Например, на портрете Джиневры д’Америго де Бенчи – поэтессы времен Леонардо да Винчи, звучит стихотворение Арсения Тарковского:

В затонах остывают пароходы,
Чернильные загустевают воды,
Свинцовая темнеет белизна,
И если впрямь земля болеет нами,
То стала выздоравливать она —
Такие звезды блещут над снегами,
Такая наступила тишина,
И – Боже мой! – из ледяного плена
Едва звучит последняя сирена.

Буксир давно прошел.

Сирена давно стихла.

Мать убирает волосы со лба, перечитывает написанное и улыбается: «А потом мы шли в деревню по узенькой тропиночке среди огромного поля нежно-зеленого льна. Мышик шел впереди в коротусеньком синем платьице с коричневыми босыми ножками и нес в левой ручке баночку на тесемочке, полную ягодок, и так красиво было кругом, и ягодки были красные, и баночка мелькала среди зелени. Мы с Андрюшкой шли сзади и любовались нашим Мышиком, и льном, и баночкой с ягодками, и я сказала ему, чтобы он запомнил хорошенько этот день и Мышика, идущего среди льна под вечерним солнышком. Он понял как-то интуитивно и был такой нежный с нами, целовал мне руки. На рассвете вечера я вернулась на это место в лесу, где мы играли. Мне хотелось, пока спят дети, собрать еще ягодок и уже идти в Юрьевец. На опушке было тихо. Голосишки ребячьи уже замолкли навсегда в этом месте: у пенька, где была «столовая», валялись грибки-тарелочки и спичечная пустая коробочка. Мне сделалось так грустно, а потом так страшно. Только вчера здесь было так уютно, как в хорошем домике, и вдруг сделалось торжественно, как после похорон. Я плюнула на ягоды и побежала скорей к детишкам – живым: умер только вчерашний день и вчерашние голоса».

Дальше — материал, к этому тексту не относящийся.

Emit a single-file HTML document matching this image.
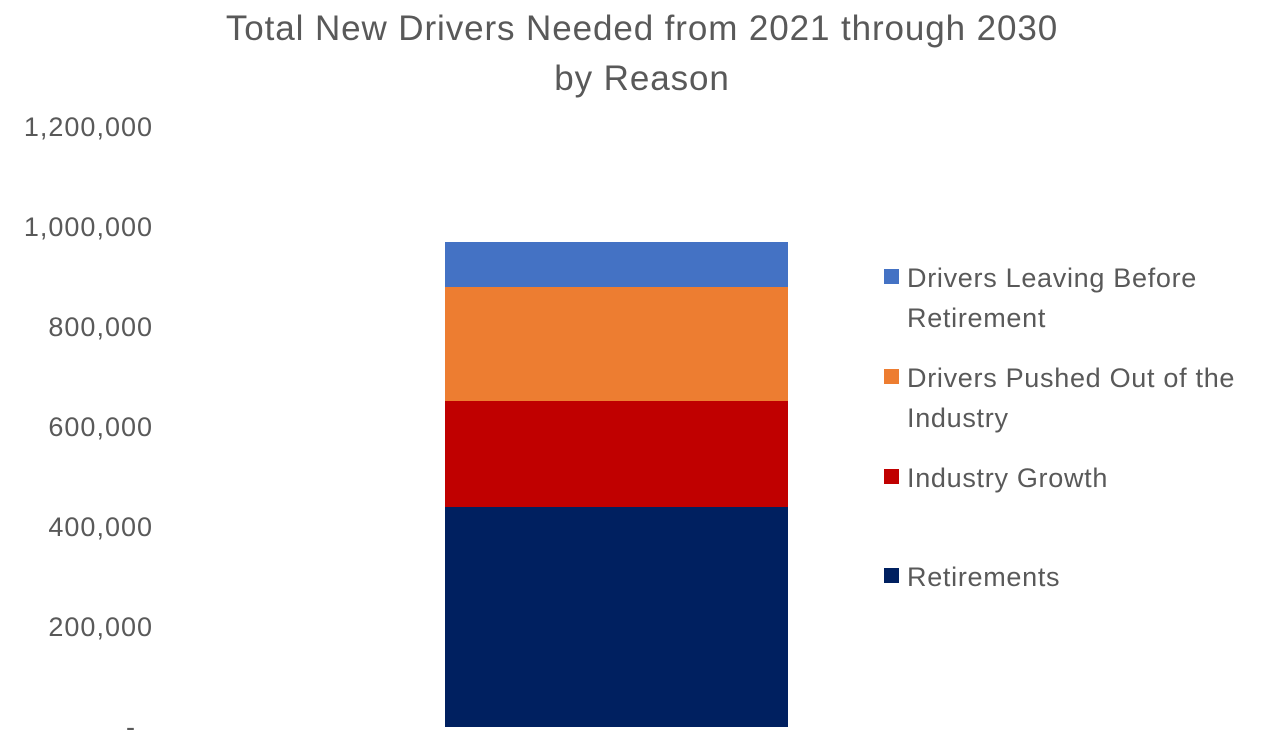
<!DOCTYPE html>
<html><head><meta charset="utf-8"><style>
body{margin:0;background:#fff;}
svg text{font-family:"Liberation Sans",sans-serif;fill:#595959;}
</style></head><body>
<svg width="1262" height="750">
<text x="642" y="40" text-anchor="middle" font-size="35" letter-spacing="0.9">Total New Drivers Needed from 2021 through 2030</text>
<text x="642" y="90" text-anchor="middle" font-size="35" letter-spacing="0.9">by Reason</text>
<g id="yaxis"></g>
<g id="bars"></g>
<g id="legend"></g>
</svg>
<script>
const series = ["Retirements","Industry Growth","Drivers Pushed Out of the Industry","Drivers Leaving Before Retirement"];
const values = [440000, 212000, 228000, 90000];
const colors = ["#002060","#c00000","#ed7d31","#4472c4"];
const ticks = [0,200000,400000,600000,800000,1000000,1200000];
const tickLabels = ["-","200,000","400,000","600,000","800,000","1,000,000","1,200,000"];
const legendLines = [["Retirements"],["Industry Growth"],["Drivers Pushed Out of the","Industry"],["Drivers Leaving Before","Retirement"]];
const NS="http://www.w3.org/2000/svg";
const y0=727, yTop=127, vmax=1200000;
function y(v){return y0-(v/vmax)*(y0-yTop);}
const ya=document.getElementById('yaxis');
ticks.forEach((t,i)=>{
  const el=document.createElementNS(NS,'text');
  
  
  el.setAttribute('x',t===0?136:153);el.setAttribute('y',y(t)+9);
  el.setAttribute('text-anchor','end');el.setAttribute('font-size','27');
  el.setAttribute('letter-spacing','1');
  el.textContent=tickLabels[i];ya.appendChild(el);
});
const bg=document.getElementById('bars');
let cum=0;
values.forEach((v,i)=>{
  const r=document.createElementNS(NS,'rect');
  
  
  r.setAttribute('x',445);r.setAttribute('width',343);
  r.setAttribute('y',y(cum+v));r.setAttribute('height',y(cum)-y(cum+v));
  r.setAttribute('fill',colors[i]);bg.appendChild(r);
  cum+=v;
});
const lg=document.getElementById('legend');
const ly=[577,478,378,278];
legendLines.forEach((lines,i)=>{
  const s=document.createElementNS(NS,'rect');
  
  
  s.setAttribute('x',884);s.setAttribute('y',ly[i]-9);s.setAttribute('width',15);s.setAttribute('height',15);
  s.setAttribute('fill',colors[i]);lg.appendChild(s);
  lines.forEach((ln,j)=>{
    const t=document.createElementNS(NS,'text');
    
    
    t.setAttribute('x',907);t.setAttribute('y',ly[i]+9+j*40);t.setAttribute('font-size','27');
    t.setAttribute('letter-spacing','0.7');
    t.textContent=ln;lg.appendChild(t);
  });
});
</script>
</body></html>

Это письмо своему мужу Арсению Тарковскому пишет Мария Вишнякова, уже будучи матерью двух детей – Андрея и Марины. Письма супругу станут ее единственной возможностью создавать текст, потому что всех иных возможностей заниматься писательством она лишила себя сознательно…


Осень сменяет лето.

Снег ложится уже в середине ноября.

Москва.

Весть о том, что к годовщине смерти Ленина будут сносить Симонов монастырь, разлетелась по городу быстро.

А днем 21 января 1930 года под стенами одной из древнейших Московских обителей собирается огромная толпа (в основном рабочие Симоновской слободы) и несколько взводов красноармейцев для поддержания общественного порядка.

На деревянную, наскоро сколоченную трибуну, сменяя друг друга, забираются выступающие. Рвут ушанки и буденовки с головы, мнут кепки и фуражки в руках, что-то кричат, а точнее, просто выпускают в морозный воздух клубы рваного пара.

Разобрать их речи невозможно.

Совсем стемнело, и включают прожекторы. По периметру Успенского собора зажигают несколько огромных костров, которые добавляют происходящему ощущения чего-то дьявольского и запредельного.

Рев толпы нарастает.

Красные сполохи огня выхватывают разгоряченные лица митингующих, штыки красноармейцев, купола, сохранившиеся на фасаде собора росписи.

Появление саперов вызывает свист одобрения и смех.

Они выходят, как клоуны к зрителям, кривляясь и корча рожи.

Минируют неспешно. Ручными дрелями сверлят стену, потом молотками разбивают образовавшиеся расщелины, и в эти раскореженные закуты вкладывают взрывчатку.

По команде красноармейцы начинают теснить толпу. Раздаются истошные вопли, кто-то падает, на кого-то наступают. Трибуну с прибитым к ней портретом Ильича тут же опрокидывают, а лозунги, с которыми пришли на манифестацию, бросают в снег.

Саперы продолжают неторопливо делать свое дело, добродушно переругиваясь, кивают на собравшихся зевак, ухмыляясь, мол, вот «дурачье», эка невидаль – церковь взорвать.